We prayed and then we went to join the meeting. Two hours later, we ended the meeting with my sweet, wise, brave, fellow-mentor, and friend – Brenda – sharing her heart on this. She did not stand/speak alone, because we made it clear that the Mentor Moms were standing together – that we wanted them to know our concern and our caution to them. We, as older women, wanted them to feel our deep love for them. We cautioned them about seeing the movie and allowing deception into their minds. We made it clear that we prayed for wisdom and that they would NOT see this movie. Other than one or two saying, “Amen” in agreement….you could have heard a pin drop.
God used this morning as another reminder that, as I’m about to be a “senior” (50 years old), I need to be willing and embrace the opportunity to “teach the younger”. I need to LOVINGLY stand for truth – and sometimes that means warning the younger generation. It’s ok to be heart-sick for what is happening around me….after all, I’m praying for God to break my heart for what breaks His. I believe His heart is BROKEN over how screwed up we have made His precious gift of love and sex.
And so – my prayers have now changed (and so has my heart).
I’m praying for opportunities to speak up (if you want to have a conversation about this, I’d welcome it/love it).

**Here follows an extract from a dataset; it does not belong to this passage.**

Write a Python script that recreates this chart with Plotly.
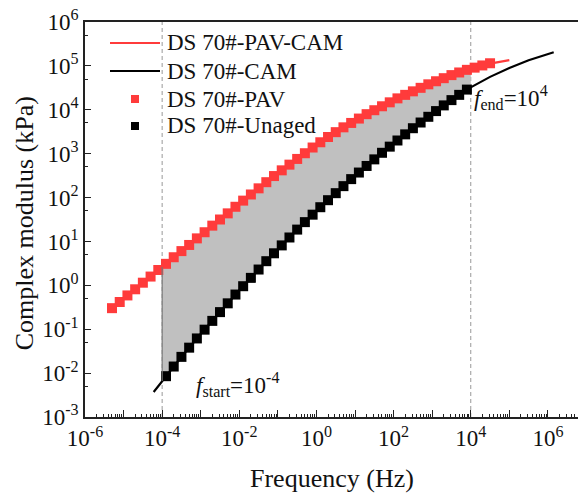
import numpy as np
import plotly.graph_objects as go

# ---- data (log10 values) ----
pav_logf = [-5.3,-5.1,-4.9,-4.7,-4.5,-4.3,-4.1,-3.9,-3.7,-3.5,-3.3,-3.1,-2.9,-2.7,-2.5,
            -2.3,-2.1,-1.9,-1.7,-1.5,-1.3,-1.1,-0.9,-0.7,-0.5,-0.3,-0.1,0.1,0.3,0.5,
            0.7,0.9,1.1,1.3,1.5,1.7,1.9,2.1,2.3,2.5,2.7,2.9,3.1,3.3,3.5,3.7,3.9,4.1,4.3,4.5]
pav_logE = [-0.52,-0.38,-0.23,-0.09,0.06,0.20,0.35,0.49,0.64,0.78,0.92,1.07,1.21,1.36,1.50,
            1.64,1.79,1.93,2.07,2.21,2.35,2.49,2.62,2.75,2.88,3.01,3.14,3.26,3.38,3.49,
            3.60,3.70,3.80,3.90,3.99,4.08,4.17,4.26,4.34,4.42,4.50,4.58,4.65,4.72,4.79,
            4.85,4.91,4.96,5.01,5.06]

unaged_logf = [-3.9,-3.7,-3.5,-3.3,-3.1,-2.9,-2.7,-2.5,-2.3,-2.1,-1.9,-1.7,-1.5,-1.3,-1.1,
               -0.9,-0.7,-0.5,-0.3,-0.1,0.1,0.3,0.5,0.7,0.9,1.1,1.3,1.5,1.7,1.9,
               2.1,2.3,2.5,2.7,2.9,3.1,3.3,3.5,3.7,3.9]
unaged_logE = [-2.07,-1.85,-1.63,-1.42,-1.21,-1.01,-0.81,-0.61,-0.41,-0.21,-0.02,0.17,0.36,0.55,0.73,
               0.91,1.09,1.27,1.44,1.61,1.78,1.94,2.10,2.26,2.42,2.57,2.72,2.87,3.02,3.16,
               3.30,3.44,3.58,3.71,3.84,3.97,4.10,4.22,4.34,4.46]

pavcam_logf = [-5.3,-5.0,-4.5,-4.0,-3.5,-3.0,-2.5,-2.0,-1.5,-1.0,-0.5,0.0,0.5,1.0,1.5,2.0,2.5,3.0,3.5,4.0,4.5,5.0]
pavcam_logE = [-0.52,-0.31,0.06,0.42,0.78,1.14,1.50,1.86,2.21,2.56,2.88,3.20,3.49,3.75,3.99,4.22,4.42,4.62,4.79,4.93,5.05,5.13]

cam_logf = [-4.22,-4.0,-3.5,-3.0,-2.5,-2.0,-1.5,-1.0,-0.5,0.0,0.5,1.0,1.5,2.0,2.5,3.0,3.5,4.0,4.5,5.0,5.5,6.15]
cam_logE = [-2.43,-2.18,-1.63,-1.11,-0.61,-0.11,0.36,0.82,1.27,1.70,2.10,2.50,2.87,3.23,3.58,3.91,4.22,4.51,4.75,4.95,5.13,5.31]

f_start_log = -4
f_end_log = 4

names = ["DS 70#-PAV-CAM", "DS 70#-CAM", "DS 70#-PAV", "DS 70#-Unaged"]
red = "#ff3b3b"
FONT = "Liberation Serif"

def p10(a):
    return 10 ** np.asarray(a, dtype=float)

# shaded band between the two curves from f_start to f_end
rf, re_ = np.array(pavcam_logf), np.array(pavcam_logE)
bf, be = np.array(cam_logf), np.array(cam_logE)
mr = (rf >= f_start_log) & (rf <= f_end_log)
mb = (bf >= f_start_log) & (bf <= f_end_log)
fill_x = np.concatenate([rf[mr], bf[mb][::-1]])
fill_y = np.concatenate([re_[mr], be[mb][::-1]])

fig = go.Figure()
fig.add_trace(go.Scatter(x=p10(fill_x), y=p10(fill_y), mode="lines", fill="toself",
                         fillcolor="#c0c0c0", line=dict(width=0), showlegend=False,
                         hoverinfo="skip"))
fig.add_trace(go.Scatter(x=p10(pavcam_logf), y=p10(pavcam_logE), mode="lines",
                         line=dict(color=red, width=2.2), name=names[0], showlegend=False))
fig.add_trace(go.Scatter(x=p10(cam_logf), y=p10(cam_logE), mode="lines",
                         line=dict(color="black", width=2.2), name=names[1], showlegend=False))
fig.add_trace(go.Scatter(x=p10(pav_logf), y=p10(pav_logE), mode="markers",
                         marker=dict(symbol="square", size=10, color=red, line=dict(width=0)),
                         name=names[2], showlegend=False))
fig.add_trace(go.Scatter(x=p10(unaged_logf), y=p10(unaged_logE), mode="markers",
                         marker=dict(symbol="square", size=10, color="black", line=dict(width=0)),
                         name=names[3], showlegend=False))

# guide lines
for lf in (f_start_log, f_end_log):
    fig.add_shape(type="line", xref="x", yref="paper", x0=10**lf, x1=10**lf, y0=0, y1=1,
                  line=dict(color="#999999", width=1, dash="4px,3px"), layer="below")
y_lo = float(np.interp(f_start_log, cam_logf, cam_logE))
y_hi = float(np.interp(f_start_log, pavcam_logf, pavcam_logE))
fig.add_shape(type="line", xref="x", yref="y", x0=10**f_start_log, x1=10**f_start_log,
              y0=10**y_lo, y1=10**y_hi, line=dict(color="#777777", width=1.2))

# ---- legend drawn in paper space (plot area: x 85..578 px, y 22..417 px) ----
PW, PH, PL, PB = 493.0, 395.0, 85.0, 417.0
def px(xp):
    return (xp - PL) / PW
def py(yp):
    return (PB - yp) / PH
leg_rows = [43, 71, 99, 126]
leg_kind = ["line", "line", "square", "square"]
leg_col = [red, "black", red, "black"]
for name, row, kind, col in zip(names, leg_rows, leg_kind, leg_col):
    if kind == "line":
        fig.add_shape(type="line", xref="paper", yref="paper", x0=px(110), x1=px(160),
                      y0=py(row), y1=py(row), line=dict(color=col, width=2.2))
    else:
        fig.add_shape(type="rect", xref="paper", yref="paper", xsizemode="pixel",
                      ysizemode="pixel", xanchor=px(135), yanchor=py(row),
                      x0=-4, x1=4, y0=-4, y1=4, fillcolor=col, line=dict(width=0))
    fig.add_annotation(xref="paper", yref="paper", x=px(165), y=py(row), xanchor="left",
                       yanchor="middle", text=name, showarrow=False,
                       font=dict(family=FONT, size=23, color="#111111"))

xt = list(range(-6, 7))
yt = list(range(-3, 7))
xminor = [m * 10.0**k for k in range(-6, 7) for m in range(2, 10)]
yminor = [5 * 10.0**k for k in range(-3, 6)]

axis_common = dict(type="log", showline=True, linecolor="#222222", linewidth=1.5,
                   ticks="inside", tickcolor="#222222", tickwidth=1, showgrid=False,
                   zeroline=False, automargin=False,
                   tickfont=dict(family=FONT, size=23, color="#111111"))
fig.update_xaxes(**axis_common, range=[-6, 6.78], mirror=True, ticklen=7,
                 tickvals=[10.0**k for k in xt],
                 ticktext=[("10<sup>%d</sup>" % k) if k % 2 == 0 else "" for k in xt],
                 minor=dict(tickvals=xminor, ticklen=3.5, ticks="inside", tickcolor="#222222",
                            showgrid=False))
fig.update_yaxes(**axis_common, range=[-3, 6], mirror=False, ticklen=6,
                 tickvals=[10.0**k for k in yt],
                 ticktext=["10<sup>%d</sup>" % k for k in yt],
                 minor=dict(tickvals=yminor, ticklen=3.5, ticks="inside", tickcolor="#222222",
                            showgrid=False))

fig.add_annotation(xref="x", yref="y", x=-3.17, y=-2.25, xanchor="left", yanchor="middle",
                   text="<i>f</i><sub>start</sub>=10<sup>-4</sup>", showarrow=False,
                   font=dict(family=FONT, size=23, color="#111111"))
fig.add_annotation(xref="x", yref="y", x=4.04, y=4.27, xanchor="left", yanchor="middle",
                   text="<i>f</i><sub>end</sub>=10<sup>4</sup>", showarrow=False,
                   font=dict(family=FONT, size=23, color="#111111"))
fig.add_annotation(xref="paper", yref="paper", x=0.5, y=-0.155, xanchor="center", yanchor="middle",
                   text="Frequency (Hz)", showarrow=False,
                   font=dict(family=FONT, size=26, color="#111111"))
fig.add_annotation(xref="paper", yref="paper", x=-0.122, y=0.49, xanchor="center", yanchor="middle",
                   text="Complex modulus (kPa)", textangle=-90, showarrow=False,
                   font=dict(family=FONT, size=26, color="#111111"))

fig.update_layout(width=578, height=496,
                  margin=dict(l=85, r=0, t=22, b=79),
                  paper_bgcolor="white", plot_bgcolor="white",
                  showlegend=False)

fig.write_html("out.html")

I’m praying that my believing/Christ-following friends would be vocal, but not out of judgment. I’m praying for us to be vocal out of love and concern – wanting the best for each other (and believing that “Best” is NOT the message of this movie).
I’m praying for the younger generation – those teenagers/young adults that will go just because it’s the “thing to do”…I’m praying for our Christian kids to stand up and say, “no – not interested” and then have courage for when they are asked “Why?”.
I’m praying for every young woman who will be tempted to believe the LIE of this movie – that “This is what love looks like” and “Stay – beg for him, even if he ties you up and abuses you…you can change him”.
I’m praying for every young man who will be tempted to believe that ANY women wants (or deserves) to be treated like a slave or that causing pain and taking advantage of someone = “Love” or makes you a “man”. (I had a hard time typing that…my tears are flowing now).
And while I’m at it…I’m praying for broken projectors/sound equipment and for CRAZY things to happen to keep people from entering the theatre. I’m praying for dead engines and flat tires…whatever it takes.
Most of all….I’m praying that I stand firm in my belief that GOD USES ALL THINGS FOR HIS GOOD. He can and will use this TRASH for his Glory. Part of that good, I believe, is having us become strong and courageous – to stand for truth (with a lot of grace and love).
So – I’m standing and being vocal on what, I believe, God wants me to say,
“It’s TRASH…it’s WRONG…It’s breaking the heart of God – and therefore should break ours as well.
Don’t go…run from this.”
God, I know you have got this. Please do what you do – make something beautiful out of this mess…just as you continue to chip away the mess that is “Lori”. Help me be faithful to you and to love others well – being strong in my convictions and yet being willing to offer grace to those you love sooooo deeply.